Joshua was playing the normally solid Neil Staples with the white pieces. However, solid only applies against regular opening play. Joshua produced another of his home made unusual lines featuring the use of h4-h5 again. Against an opening that he clearly wasn't comfortable with, Neil had to defend a constant stream of positional and tactical threats which took it's toll on the clock. Despite being down to his last five minutes, the game was far from over and blacks castled position was still under attack. Black resigned when all the following were still an option - loss of queen, running out of time or getting mated.

Mike was playing Paul Rowan with black in a repeat of a previous queens pawn game. However, this time the main line was followed. The most interesting point of the game was that whilst a draw was a likely outcome, white was concerned about the team position and was reluctant to offer a draw. However playing on was slightly risky. Eventually white found that playing on was becoming too dangerous and accepted Mike's repeating of the position. It was always a balance as whether Nathan on board four could beat Ben. It looked as if he should and so a draw was agreed. It really looked as if board four was won for Banbury.

For quite some time Ben had a very good position against Nathan Manley on board four, even winning. However, some tactical opportunism by black allowed him to win a piece. Then, to make matter worse, white had to give up an exchange to avoid getting mated. With a whole rook less, most players would normally resign unless of course your opponent only had two minutes left. Some fantastic play in a time scramble by Ben saw him prolong the game to where black had just five seconds left and still hadn't won. With four seconds left Nathan accepted Ben's offer of a draw.

So that was it, the points shared. Although we haven't distanced ourselves from Banbury B, they hadn't made up any ground on us. Next stop Stratford.

This was Joshua's last appearance for the B team before becoming tied against the A Team. His four win out four game has been invaluable. Thanks Joshua.

Wednesday, 13 February 2019

Ben Grafts - But No Toffee Apple

It was off to the Races last night with a good strong B team against University C but like the horses we caught a cold!

I stood aside - Ben (1) Andy Ward (2) Jude (3) and William (4).

Off to a flying, start. Ben, Andy and Jude all with very strong positions. It seemed to me that Ben's and Andy's games might be over before move 25 had been reached. Ben had what seemed to be a crushing attack against S. Bott - but, to recall Mr Lam's phrase, 'LOOKS good but IS it?' Well I thought it both looked good and was good. Although Black did have counter chances neither I nor Ben thought he had time to get going before Ben finished him off. Not so. Blam! Blam! Blam! by Black. Game over.

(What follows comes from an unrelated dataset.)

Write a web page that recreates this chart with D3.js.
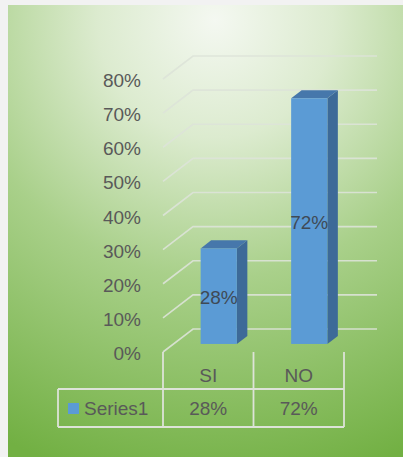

Andy had the same kind of situation - an apparently crushing attack - but he says he forgot his opponent (P. Pikmets) could castle! He lost a pawn and then another - but at the classic cost of tempi. Cleverly allowing himself to be 'saddled' with double isolated pawns on d4 and d5 Andy kept White's king at bay and ended up a pawn, White promoted to a queen first followed by Andy also promoting on the next move but the many checks by White could not stop Andy slowly pushing his pawn. Game over.

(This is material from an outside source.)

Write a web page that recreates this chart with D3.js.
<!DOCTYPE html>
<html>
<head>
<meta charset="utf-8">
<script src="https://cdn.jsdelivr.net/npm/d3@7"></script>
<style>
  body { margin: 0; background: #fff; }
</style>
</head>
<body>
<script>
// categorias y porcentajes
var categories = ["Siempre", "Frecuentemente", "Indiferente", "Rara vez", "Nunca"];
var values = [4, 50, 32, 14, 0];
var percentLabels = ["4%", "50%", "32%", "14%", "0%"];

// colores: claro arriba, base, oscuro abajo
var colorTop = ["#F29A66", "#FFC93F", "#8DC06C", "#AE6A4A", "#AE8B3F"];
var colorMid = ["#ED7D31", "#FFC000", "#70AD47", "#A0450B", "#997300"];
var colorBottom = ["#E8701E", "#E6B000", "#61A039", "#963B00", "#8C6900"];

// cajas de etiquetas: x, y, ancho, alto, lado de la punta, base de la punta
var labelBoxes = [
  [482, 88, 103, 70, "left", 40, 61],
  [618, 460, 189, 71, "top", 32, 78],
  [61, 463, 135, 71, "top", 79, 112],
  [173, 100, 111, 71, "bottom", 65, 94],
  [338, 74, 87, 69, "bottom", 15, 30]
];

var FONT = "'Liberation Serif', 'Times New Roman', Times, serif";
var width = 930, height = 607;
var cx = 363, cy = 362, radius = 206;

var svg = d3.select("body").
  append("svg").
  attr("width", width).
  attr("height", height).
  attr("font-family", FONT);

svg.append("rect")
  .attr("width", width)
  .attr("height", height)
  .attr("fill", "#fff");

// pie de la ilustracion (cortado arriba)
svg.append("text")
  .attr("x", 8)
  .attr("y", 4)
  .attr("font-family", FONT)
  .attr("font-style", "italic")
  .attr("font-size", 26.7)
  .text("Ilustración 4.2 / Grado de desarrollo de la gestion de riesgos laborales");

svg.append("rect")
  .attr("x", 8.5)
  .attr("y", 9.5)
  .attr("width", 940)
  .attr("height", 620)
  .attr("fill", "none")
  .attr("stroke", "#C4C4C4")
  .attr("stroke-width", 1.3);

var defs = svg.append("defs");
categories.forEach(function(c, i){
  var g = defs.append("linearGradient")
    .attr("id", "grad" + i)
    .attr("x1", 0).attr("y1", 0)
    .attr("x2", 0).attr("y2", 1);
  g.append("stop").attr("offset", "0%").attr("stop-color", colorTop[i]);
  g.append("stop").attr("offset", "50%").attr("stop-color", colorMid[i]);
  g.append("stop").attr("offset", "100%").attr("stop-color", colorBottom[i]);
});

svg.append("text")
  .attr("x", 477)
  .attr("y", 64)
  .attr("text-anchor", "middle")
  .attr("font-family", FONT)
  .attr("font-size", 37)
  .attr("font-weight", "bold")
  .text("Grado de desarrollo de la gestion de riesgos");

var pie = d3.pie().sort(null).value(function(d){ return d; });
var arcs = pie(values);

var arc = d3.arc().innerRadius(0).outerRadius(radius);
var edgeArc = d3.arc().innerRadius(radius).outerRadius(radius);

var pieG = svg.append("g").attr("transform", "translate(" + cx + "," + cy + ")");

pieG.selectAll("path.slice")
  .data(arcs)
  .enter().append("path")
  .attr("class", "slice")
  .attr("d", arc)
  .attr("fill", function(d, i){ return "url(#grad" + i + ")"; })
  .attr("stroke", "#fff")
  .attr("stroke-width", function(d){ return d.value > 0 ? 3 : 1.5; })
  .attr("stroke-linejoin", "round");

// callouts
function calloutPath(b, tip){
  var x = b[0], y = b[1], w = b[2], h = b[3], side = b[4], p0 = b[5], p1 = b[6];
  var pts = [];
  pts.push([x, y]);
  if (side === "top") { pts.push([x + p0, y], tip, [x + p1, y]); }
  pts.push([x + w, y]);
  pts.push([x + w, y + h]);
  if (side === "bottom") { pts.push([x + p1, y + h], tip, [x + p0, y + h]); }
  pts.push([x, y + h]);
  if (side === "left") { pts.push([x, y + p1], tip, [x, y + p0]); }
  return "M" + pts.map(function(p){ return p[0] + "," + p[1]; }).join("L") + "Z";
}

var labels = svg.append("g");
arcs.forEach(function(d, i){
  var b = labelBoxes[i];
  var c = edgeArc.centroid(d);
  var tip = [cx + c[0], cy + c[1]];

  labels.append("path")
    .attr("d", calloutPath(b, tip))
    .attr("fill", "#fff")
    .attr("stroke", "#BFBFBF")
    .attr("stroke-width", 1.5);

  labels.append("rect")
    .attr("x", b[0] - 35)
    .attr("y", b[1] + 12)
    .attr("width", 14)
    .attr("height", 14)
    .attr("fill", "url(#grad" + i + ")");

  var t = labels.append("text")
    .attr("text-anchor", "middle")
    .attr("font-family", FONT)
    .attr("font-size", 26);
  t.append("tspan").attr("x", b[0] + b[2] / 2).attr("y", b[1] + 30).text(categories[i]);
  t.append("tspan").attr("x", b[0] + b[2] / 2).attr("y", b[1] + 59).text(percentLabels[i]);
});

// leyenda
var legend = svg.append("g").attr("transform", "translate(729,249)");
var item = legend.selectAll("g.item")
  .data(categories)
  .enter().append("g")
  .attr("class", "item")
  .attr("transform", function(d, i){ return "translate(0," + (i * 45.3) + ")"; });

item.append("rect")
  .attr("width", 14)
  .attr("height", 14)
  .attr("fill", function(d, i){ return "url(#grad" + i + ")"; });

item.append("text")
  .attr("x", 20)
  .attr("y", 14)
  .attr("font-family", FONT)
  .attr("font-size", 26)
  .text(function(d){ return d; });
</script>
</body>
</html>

But first to finish was William who played very solidly but lost a few tempi in the opening and got squashed with resultant limited options. Going an exchange down Will battled manfully on and although the outcome was probably clear, he made his opponent (N Izzah) work hard for her eventual win.

But once again, possibly the most impressive performance was by Jude as White against J Alisen. In the face of Jude churning out one of his by now standard Londons Black played a queenside fianchetto. It is a tribute to Jude's understanding that now 'out of book' he was able to play solidly. Achieving a solid unremovable 'Octopus' knight (see Lam) on e5 Jude relentlessly limited his opponents options. Foreseeing well in advance the possibility of a draw by repetition Jude took the appropriate action the efficacy of which his opponent did not see and sacrificed a whole rook in the expectation of a draw - but Jude's king scuttled away to safety after which an immediate # was forced.

This makes it  nine wins out of eleven in the Cov. League, if I am not mistaken, for the young man! Not that the green eyed monster comes into it but I understand that the revised grading list now puts him a point lower than on first show - which means he is no longer graded higher then his captain!!!

So 2-2. Compared to the opening promise, a cold was caught but not flu! The draw was a very helpful addition to our position in the table. 

Tuesday, 12 February 2019

All My Own Work

Having just lost a truly horrendous game at the 4NCL the previous day, I was feeling pretty depressed yesterday and didn't really feel much like playing chess. But for some very fortuitous reason, I decided to play a few games on-line after all. And in about the third one I got to play an absolutely great move - which not only put a smile on my face but gave me a warm, fuzzy feeling inside.




Don't you just love chess?? (Well, some of the time!)

Judging from my opponent's user name, he comes from Rovinj in Croatia. You get a bonus point if you knew that this (together with Zagreb) was the scene of the "Tournament of Peace" in 1970 (almost immediately after the USSR v Rest of the World match) which was won decisively by Bobby Fischer with 13/17 (ie +9!!). And you would get 5 bonus points if you knew that the only game he lost (his first for almost three years) was against the less than household name, Vlado Kovacevic!

There is a very interesting report of the game on chessgames.com, including Kovacevic's own remembrances (given on a 2015 Croatian TV programme). " Fischer was a gentleman who perhaps overconfidently entered the game with a lesser player. In what was, in Kovacevic’s words, a battle of David vs. Goliath, Fischer did not go for a draw or tempt Kovacevic with a draw-offer in the early phase, but played actively until the position was lost. Then he shook the young opponent’s hand, said ‘Very good,’ signed the score sheet, and left. Kovacevic had not even managed to sign his own sheet when Petrosian, excited with Fischer’s defeat, took it from his hands and enthusiastically exclaimed: ‘For Moscow, for Moscow!’"

Intriguingly, there is also some suggestion that Petrosian's wife was used to tell Kovacevic the decisive move during the game, but Kovacevic claims that as he did not speak Russian he had no idea what she was saying to him.

However, whatever the truth about that incident, I can definitely confirm, that in the game above, neither Petrosian's, or anybody else's, wife prompted me to make the decisive move. It was all my own work!!